While Pakistan does have functional prototypes, it does not currently have the technology to launch its own satellites, due to the associated expense.
“We must first attain the capability and then plan further when the commercial venture has taken off,” he said. “I believe that this is the best model for a third world country to follow.”
Over the next 15 years, Suparco has big plans. One of those, aimed at helping in governance at the local level, is the mapping and digitisation of land-holding records. “It is a complex task, given that it will require the interpretation and systematisation of records from as long ago as the 18th century.”
Another project on which work is currently under way is the development of new lock systems for the country’s rivers, making the transport of goods easier by employing ‘staircase locks’.
“We do a lot of gratis work for the government,” the chairman admitted. “By Sept 1, 2010, we had done about $4 million worth of gratis work.” Given that much of Suparco’s work was aimed at achieving development goals. But he said he expected that the costs accrued would be recovered.
The monthly agriculture bulletin, started in May 2010, is one such “self-inflicted casualty”, as the major-general put it.
The bulletin, detailed and rather technical, is available for download on Suparco’s website. It provides agricultural indicators such as crop situation, irrigation water levels, recession of rainwater, meteorological conditions, fertiliser situation and others for farmers.
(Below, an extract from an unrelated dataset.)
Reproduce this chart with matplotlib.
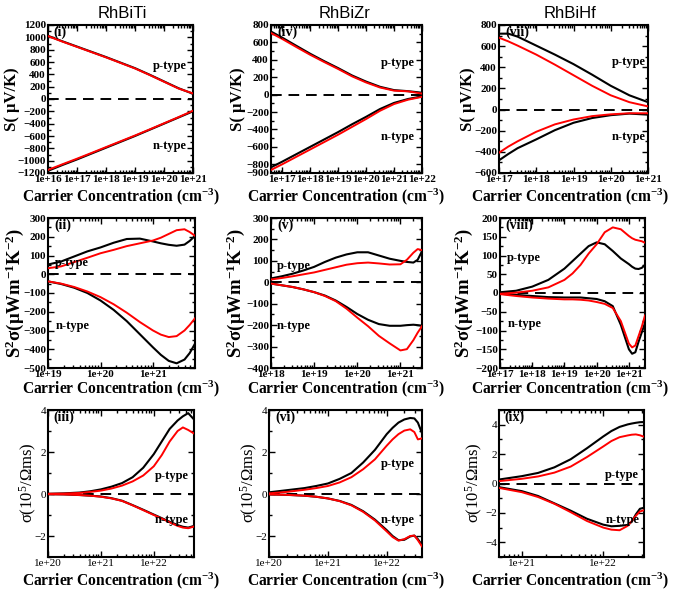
import numpy as np
import matplotlib
matplotlib.use("Agg")
import matplotlib.pyplot as plt
from matplotlib.ticker import FixedLocator, LogLocator, FuncFormatter, NullFormatter, MultipleLocator

plt.rcParams['font.family'] = ['Liberation Serif', 'DejaVu Serif']
plt.rcParams['mathtext.fontset'] = 'custom'
plt.rcParams['mathtext.rm'] = 'Liberation Serif'
plt.rcParams['mathtext.bf'] = 'Liberation Serif:bold'
plt.rcParams['mathtext.it'] = 'Liberation Serif:italic'
plt.rcParams['mathtext.default'] = 'regular'

# ---------------- data (log10 of carrier concentration, values) ----------------
# Row 1: Seebeck coefficient S (uV/K)
i_logx = [16, 16.5, 17, 17.5, 18, 18.5, 19, 19.5, 20, 20.5, 21]
i_bp = [1025, 935, 850, 765, 680, 590, 500, 395, 285, 175, 85]
i_rp = [1020, 930, 845, 760, 675, 585, 495, 390, 280, 170, 90]
i_bn = [-1165, -1070, -980, -885, -790, -695, -600, -500, -400, -300, -200]
i_rn = [-1150, -1058, -968, -875, -780, -686, -592, -494, -394, -294, -190]

iv_logx = [16.6, 17, 17.5, 18, 18.5, 19, 19.5, 20, 20.5, 21, 21.5, 22]
iv_bp = [725, 655, 562, 470, 385, 305, 220, 150, 90, 52, 40, 22]
iv_rp = [708, 640, 548, 458, 375, 295, 210, 140, 82, 46, 38, 12]
iv_bn = [-835, -770, -685, -600, -515, -430, -340, -255, -165, -95, -50, -20]
iv_rn = [-865, -800, -715, -630, -545, -460, -370, -280, -185, -108, -58, -25]

vii_logx = [17, 17.25, 17.5, 18, 18.5, 19, 19.5, 20, 20.5, 21]
vii_bp = [718, 718, 690, 605, 520, 430, 330, 225, 135, 70]
vii_rp = [680, 645, 605, 520, 425, 325, 225, 135, 70, 30]
vii_bn = [-480, -420, -365, -282, -195, -125, -80, -53, -38, -48]
vii_rn = [-408, -350, -300, -210, -140, -94, -62, -45, -35, -35]

# Row 2: power factor S^2 sigma (uW m^-1 K^-2)
ii_logx = [19, 19.25, 19.5, 19.75, 20, 20.25, 20.5, 20.75, 21, 21.15, 21.3, 21.45, 21.6, 21.7, 21.8]
ii_bp = [52, 68, 95, 122, 143, 168, 188, 190, 175, 165, 157, 152, 158, 178, 205]
ii_rp = [32, 42, 65, 88, 112, 130, 150, 165, 180, 195, 215, 235, 240, 225, 205]
ii_bn = [-38, -52, -72, -100, -140, -190, -250, -320, -390, -430, -462, -475, -455, -420, -370]
ii_rn = [-38, -50, -68, -92, -122, -160, -205, -255, -300, -322, -335, -330, -300, -270, -235]

v_logx = [18, 18.25, 18.5, 18.75, 19, 19.25, 19.5, 19.75, 20, 20.25, 20.5, 20.75, 21, 21.15, 21.3, 21.4, 21.5]
v_bp = [18, 28, 40, 55, 72, 95, 115, 130, 140, 140, 125, 110, 100, 95, 92, 105, 145]
v_rp = [13, 20, 28, 37, 46, 58, 70, 82, 89, 92, 88, 83, 84, 105, 138, 155, 150]
v_bn = [-6, -14, -22, -33, -46, -62, -85, -115, -148, -175, -195, -203, -203, -200, -198, -200, -203]
v_rn = [-6, -14, -22, -33, -46, -64, -88, -123, -165, -205, -250, -285, -318, -312, -270, -235, -205]

viii_logx = [17, 17.5, 18, 18.5, 19, 19.25, 19.5, 19.75, 20, 20.25, 20.5, 20.75, 21, 21.1, 21.2, 21.3, 21.4, 21.5]
viii_bp = [2, 6, 17, 35, 65, 85, 105, 125, 135, 130, 112, 92, 77, 70, 65, 64, 67, 75]
viii_rp = [-2, 1, 6, 15, 35, 52, 75, 105, 130, 162, 175, 170, 152, 146, 142, 140, 138, 134]
viii_bn = [-2, -5, -8, -11, -12, -12, -12, -14, -16, -22, -35, -85, -150, -162, -158, -130, -105, -80]
viii_rn = [-3, -8, -12, -15, -17, -17, -18, -20, -24, -29, -40, -75, -135, -145, -140, -115, -90, -60]

# Row 3: electrical conductivity sigma (10^5 / Ohm m s)
iii_logx = [20, 20.3, 20.6, 20.8, 21, 21.2, 21.4, 21.6, 21.8, 22, 22.15, 22.3, 22.45, 22.55, 22.65, 22.76]
iii_bp = [0.01, 0.03, 0.07, 0.13, 0.22, 0.35, 0.52, 0.8, 1.25, 1.9, 2.5, 3.1, 3.5, 3.7, 3.85, 3.55]
iii_rp = [0.01, 0.02, 0.05, 0.1, 0.16, 0.26, 0.4, 0.6, 0.88, 1.32, 1.85, 2.5, 3.0, 3.17, 3.05, 2.88]
iii_bn = [-0.01, -0.02, -0.05, -0.08, -0.12, -0.2, -0.32, -0.53, -0.75, -0.98, -1.15, -1.32, -1.48, -1.56, -1.6, -1.52]
iii_rn = [-0.01, -0.02, -0.05, -0.08, -0.13, -0.21, -0.33, -0.54, -0.77, -1.0, -1.17, -1.35, -1.52, -1.6, -1.63, -1.55]

vi_logx = [20, 20.3, 20.6, 20.8, 21, 21.2, 21.4, 21.6, 21.8, 22, 22.1, 22.2, 22.3, 22.4, 22.47, 22.53, 22.6]
vi_bp = [0.08, 0.18, 0.28, 0.38, 0.5, 0.72, 1.0, 1.5, 2.1, 2.85, 3.15, 3.4, 3.55, 3.62, 3.6, 3.4, 2.9]
vi_rp = [0.03, 0.1, 0.2, 0.28, 0.38, 0.55, 0.8, 1.18, 1.65, 2.3, 2.6, 2.85, 3.02, 3.08, 2.95, 2.6, 2.65]
vi_bn = [-0.02, -0.04, -0.08, -0.13, -0.21, -0.33, -0.52, -0.82, -1.22, -1.72, -2.0, -2.2, -2.18, -2.02, -1.98, -2.15, -2.43]
vi_rn = [-0.02, -0.04, -0.08, -0.13, -0.21, -0.34, -0.54, -0.85, -1.26, -1.78, -2.05, -2.22, -2.15, -2.0, -1.98, -2.2, -2.5]

ix_logx = [20.72, 21, 21.2, 21.4, 21.6, 21.8, 22, 22.1, 22.2, 22.3, 22.35, 22.4, 22.45, 22.5]
ix_bp = [0.27, 0.5, 0.72, 1.1, 1.65, 2.4, 3.2, 3.57, 3.85, 4.02, 4.08, 4.13, 4.17, 4.18]
ix_rp = [0.16, 0.32, 0.48, 0.74, 1.15, 1.8, 2.52, 2.89, 3.15, 3.27, 3.32, 3.34, 3.28, 3.18]
ix_bn = [-0.25, -0.52, -0.85, -1.35, -1.85, -2.4, -2.8, -2.91, -2.88, -2.82, -2.6, -2.1, -1.72, -1.65]
ix_rn = [-0.3, -0.59, -0.92, -1.38, -1.95, -2.55, -3.0, -3.14, -3.18, -2.88, -2.55, -2.2, -1.9, -1.82]

titles = ["RhBiTi", "RhBiZr", "RhBiHf"]
panel_tags = [["(i)", "(iv)", "(vii)"], ["(ii)", "(v)", "(viii)"], ["(iii)", "(vi)", "(ix)"]]

# ---------------- layout ----------------
W, H = 674, 593
fig = plt.figure(figsize=(W / 100, H / 100), dpi=100)

def px_axes(x0, x1, y0, y1):
    return fig.add_axes([x0 / W, 1 - y1 / H, (x1 - x0) / W, (y1 - y0) / H])

boxes = [
    [(48, 193, 25, 173), (271, 422, 25, 173), (499, 648, 25, 173)],
    [(48, 195, 218, 368), (271, 422, 218, 368), (500, 645, 218, 368)],
    [(48, 194, 410, 557), (269, 422, 410, 557), (499, 644, 410, 557)],
]

panels = [
    [(i_logx, i_bp, i_rp, i_bn, i_rn), (iv_logx, iv_bp, iv_rp, iv_bn, iv_rn), (vii_logx, vii_bp, vii_rp, vii_bn, vii_rn)],
    [(ii_logx, ii_bp, ii_rp, ii_bn, ii_rn), (v_logx, v_bp, v_rp, v_bn, v_rn), (viii_logx, viii_bp, viii_rp, viii_bn, viii_rn)],
    [(iii_logx, iii_bp, iii_rp, iii_bn, iii_rn), (vi_logx, vi_bp, vi_rp, vi_bn, vi_rn), (ix_logx, ix_bp, ix_rp, ix_bn, ix_rn)],
]

xlims = [
    [(16, 21), (16.6, 22), (17, 21)],
    [(19, 21.8), (18, 21.5), (17, 21.5)],
    [(20, 22.76), (20, 22.6), (20.72, 22.5)],
]
ylims = [
    [(-1200, 1200), (-900, 800), (-600, 800)],
    [(-500, 300), (-400, 300), (-200, 200)],
    [(-3, 4), (-3, 4), (-5, 5)],
]
yticks = [
    [list(range(-1200, 1201, 200)), [-900] + list(range(-800, 801, 200)), list(range(-600, 801, 200))],
    [list(range(-500, 301, 100)), list(range(-400, 301, 100)), list(range(-200, 201, 50))],
    [[-2, 0, 2, 4], [-2, 0, 2, 4], [-4, -2, 0, 2, 4]],
]
yminor = [[100, 100, 100], [50, 50, 25], [1, 1, 1]]

ptype_pos = [
    [(0.84, 0.72), (0.84, 0.74), (0.87, 0.75)],
    [(0.05, 0.70), (0.04, 0.68), (0.05, 0.73)],
    [(0.85, 0.55), (0.84, 0.63), (0.85, 0.56)],
]
ntype_pos = [
    [(0.84, 0.18), (0.84, 0.24), (0.87, 0.24)],
    [(0.05, 0.28), (0.04, 0.28), (0.05, 0.29)],
    [(0.85, 0.25), (0.84, 0.25), (0.85, 0.25)],
]

logfmt = FuncFormatter(lambda v, p: "1e+%d" % int(round(np.log10(v))))

for r in range(3):
    for c in range(3):
        ax = px_axes(*boxes[r][c])
        logx, bp, rp, bn, rn = panels[r][c]
        x = 10.0 ** np.array(logx, dtype=float)
        ax.axhline(0, color='black', lw=1.4, ls=(0, (5.5, 3.5)), zorder=1)
        ax.plot(x, bp, color='black', lw=1.5, zorder=2)
        ax.plot(x, bn, color='black', lw=1.5, zorder=2)
        ax.plot(x, rp, color='#ff0000', lw=1.4, zorder=3)
        ax.plot(x, rn, color='#ff0000', lw=1.4, zorder=3)
        ax.set_xscale('log')
        ax.set_xlim(10.0 ** xlims[r][c][0], 10.0 ** xlims[r][c][1])
        ax.set_ylim(*ylims[r][c])
        ax.xaxis.set_major_locator(LogLocator(base=10, numticks=20))
        ax.xaxis.set_minor_locator(LogLocator(base=10, subs=np.arange(2, 10), numticks=100))
        ax.xaxis.set_major_formatter(logfmt)
        ax.xaxis.set_minor_formatter(NullFormatter())
        ax.yaxis.set_major_locator(FixedLocator(yticks[r][c]))
        ax.yaxis.set_minor_locator(MultipleLocator(yminor[r][c]))
        tw = 'bold' if r < 2 else 'normal'
        ax.tick_params(which='both', direction='in', top=True, right=True, width=1.0, pad=1.5)
        ax.tick_params(which='major', length=4)
        ax.tick_params(which='minor', length=2)
        for lab in ax.get_xticklabels() + ax.get_yticklabels():
            lab.set_fontsize(8)
            lab.set_fontweight(tw)
        for s in ax.spines.values():
            s.set_linewidth(1.5)
        ax.text(0.04, 0.95, panel_tags[r][c], transform=ax.transAxes,
                fontsize=10, fontweight='bold', ha='left', va='center')
        px_, py_ = ptype_pos[r][c]
        nx_, ny_ = ntype_pos[r][c]
        ha = 'center' if r != 1 else 'left'
        ax.text(px_, py_, "p-type", transform=ax.transAxes, fontsize=9, fontweight='bold', ha=ha, va='center')
        ax.text(nx_, ny_, "n-type", transform=ax.transAxes, fontsize=9, fontweight='bold', ha=ha, va='center')

# titles
for c, (tx, t) in enumerate(zip([122, 345, 570], titles)):
    fig.text(tx / W, 1 - 13 / H, t, family='Liberation Sans', fontsize=12, ha='center', va='center')

# x labels
xl_x = [121, 346, 570]
xl_y = [197, 389, 581]
for r in range(3):
    for c in range(3):
        fig.text(xl_x[c] / W, 1 - xl_y[r] / H, "Carrier Concentration (cm$^{-3}$)",
                 fontsize=11.2, fontweight='bold', ha='center', va='center')

# y labels
ylab = ["S( μV/K)", "S$^{2}$σ(μWm$^{-1}$K$^{-2}$)", "σ(10$^{5}$/Ωms)"]
yl_x = [[12, 238, 468], [15, 236, 464], [28, 249, 474]]
yl_y = [99, 293, 483]
yl_fs = [12, 13.5, 12]
yl_w = ['bold', 'bold', 'normal']
for r in range(3):
    for c in range(3):
        fig.text(yl_x[r][c] / W, 1 - yl_y[r] / H, ylab[r], rotation=90, fontsize=yl_fs[r],
                 fontweight=yl_w[r], ha='center', va='center')

fig.savefig("out.png", dpi=100)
The inherent problem, however, is dissemination, given not just limited internet access in the country’s rural areas, but limited literacy as well.
The bulletin will be useful to millions of farmers if government at the local level is able to disseminate the information contained in it to those who need it, in a form that they understand. It is here, however, that Suparco faces its biggest hurdle.
He said: “Vertical communication is very good in Pakistan, but it’s the horizontal communication which is bad. You can get the attention of the federal government, but communicating with local government is harder.”